If you’re exhausted after playing Quinn for a day, how do you imagine a woman like Quinn doesn’t just collapse?

Constance Zimmer: “How do we now? You collapse after a day of that energy just running after a kid all day. Your time to relax is when everybody else is asleep.”

Craig Bierko: “Like Holly Hunter’s character who would take five seconds to cry every day at the beginning of Broadcast News. She would sit there on the edge of the bed and she had 15 seconds to cry and then she was done crying. That’s what I picture she does.”

Did you ever talk to Jeremy Piven about that? He says that about playing Ari, that the body doesn’t know it’s just acting.

Constance Zimmer: “It’s true. I haven’t but it’s funny I feel like I should because I did say that I felt Quinn was a combination of Anna Wintour and Ari Gold. It is true. You can’t tell your body, ‘I’m just acting.’ You do. It’s exhausting, but we get through it. As actors we get through it. We work 18-hour days and we have to act like we just woke up, right? So somehow we all do it and we all just find our ways. Then on weekends we just pass out.”

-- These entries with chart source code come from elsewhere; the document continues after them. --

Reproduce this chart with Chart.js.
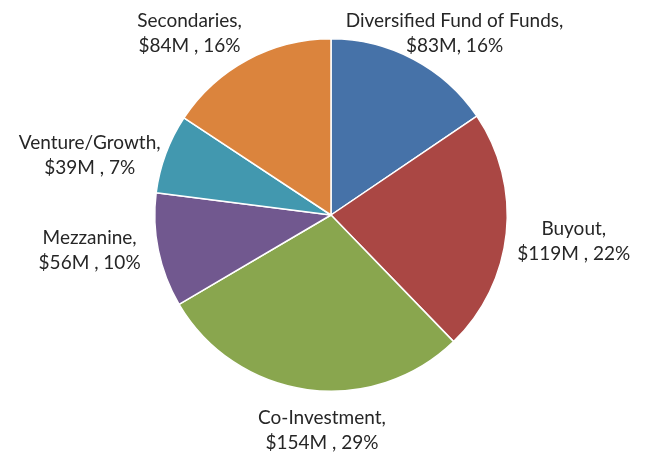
<!DOCTYPE html>
<html>
<head>
<meta charset="utf-8">
<script src="https://cdn.jsdelivr.net/npm/chart.js@4.4.0/dist/chart.umd.min.js"></script>
<style>
  html, body { margin: 0; padding: 0; background: #ffffff; }
  #wrap { width: 647px; height: 452px; }
</style>
</head>
<body>
<div id="wrap"><canvas id="graf_pizza" width="647" height="452"></canvas></div>
<script>
// dados do gráfico (sentido horário a partir do topo)
const categorias = ["Diversified Fund of Funds", "Buyout", "Co-Investment", "Mezzanine", "Venture/Growth", "Secondaries"];
const valores = [83, 119, 154, 56, 39, 84];
const rotulosValor = ["$83M, 16%", "$119M , 22%", "$154M , 29%", "$56M , 10%", "$39M , 7%", "$84M , 16%"];
const cores = ["#4672a8", "#aa4744", "#89a64e", "#71588f", "#4298af", "#db843d"];

// ajuste fino da posição dos rótulos (px)
const ajusteRotulo = [[4, 1], [3, 2], [20, 3], [-9, -12], [0, 30], [-33, 1]];

const fonteRotulo = "19px Lato, 'Open Sans', sans-serif";
const alturaLinha = 25;

// plugin que escreve os rótulos fora das fatias
const rotulosFora = {
  id: "rotulosFora",
  afterDatasetsDraw(chart) {
    const ctx = chart.ctx;
    const meta = chart.getDatasetMeta(0);
    ctx.save();
    ctx.font = fonteRotulo;
    ctx.fillStyle = "#262626";
    ctx.textAlign = "center";
    ctx.textBaseline = "middle";
    meta.data.forEach((arc, i) => {
      const p = arc.getProps(["x", "y", "startAngle", "endAngle", "outerRadius"], true);
      const meio = (p.startAngle + p.endAngle) / 2;
      const linhas = [categorias[i] + ",", rotulosValor[i]];
      const w = Math.max(...linhas.map((l) => ctx.measureText(l).width));
      const h = linhas.length * alturaLinha;
      const cosA = Math.cos(meio);
      const sinA = Math.sin(meio);
      const d = p.outerRadius + 6 + Math.abs(cosA) * w / 2 + Math.abs(sinA) * h / 2;
      let cx = p.x + d * cosA;
      let cy = p.y + d * sinA;
      cy = Math.max(7 + h / 2, Math.min(chart.height - h / 2, cy));
      cx += ajusteRotulo[i][0];
      cy += ajusteRotulo[i][1];
      linhas.forEach((l, k) => {
        ctx.fillText(l, cx, cy - h / 2 + alturaLinha / 2 + k * alturaLinha);
      });
    });
    ctx.restore();
  },
};

const dados = {
  labels: categorias,
  datasets: [
    {
      data: valores,
      backgroundColor: cores,
      borderColor: "#ffffff",
      borderWidth: 1.5,
    },
  ],
};

const config = {
  type: "pie",
  data: dados,
  options: {
    responsive: false,
    animation: false,
    layout: {
      padding: { top: 38, bottom: 60, left: 154, right: 139 },
    },
    plugins: {
      legend: { display: false },
      tooltip: { enabled: false },
    },
  },
  plugins: [rotulosFora],
};

const grafico = new Chart(document.getElementById("graf_pizza"), config);
</script>
</body>
</html>
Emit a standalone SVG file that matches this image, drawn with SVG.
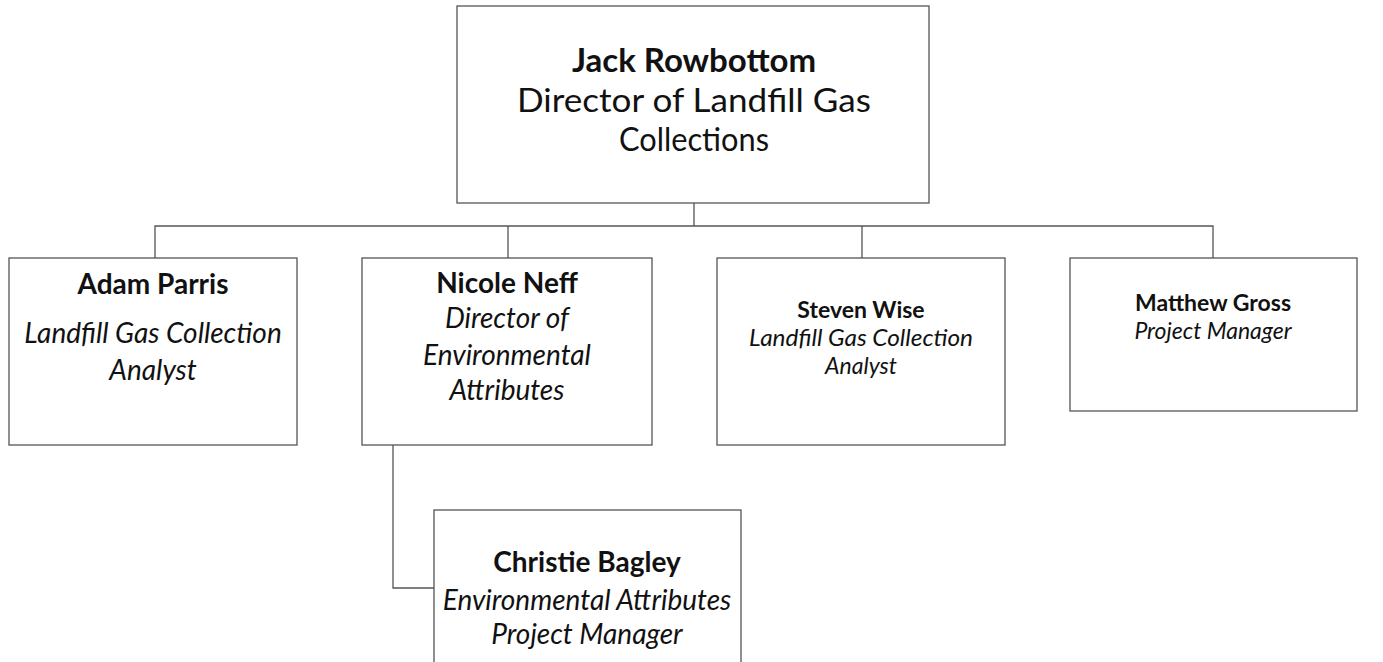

Craig Bierko: “So much of what happens between the audience and the actors in the middle, you suggest an idea. You’re not picturing the union guys leaning. The actress, unless they’re crazy, doesn’t believe it. The audience is in a state of disbelief so the performance exists somewhere in between. I sometimes still can’t believe. I know these people. They’re very nice and yet I hear all kinds of things about, ‘Oh, she’s so troubled, she’s so mean.’ You want to go, ‘They’re not at all. They’re just talented.’ A lot of this, give yourself some credit, you’re watching a performance and you’re adding what you’ve experienced in your life with mean people, or strong people.”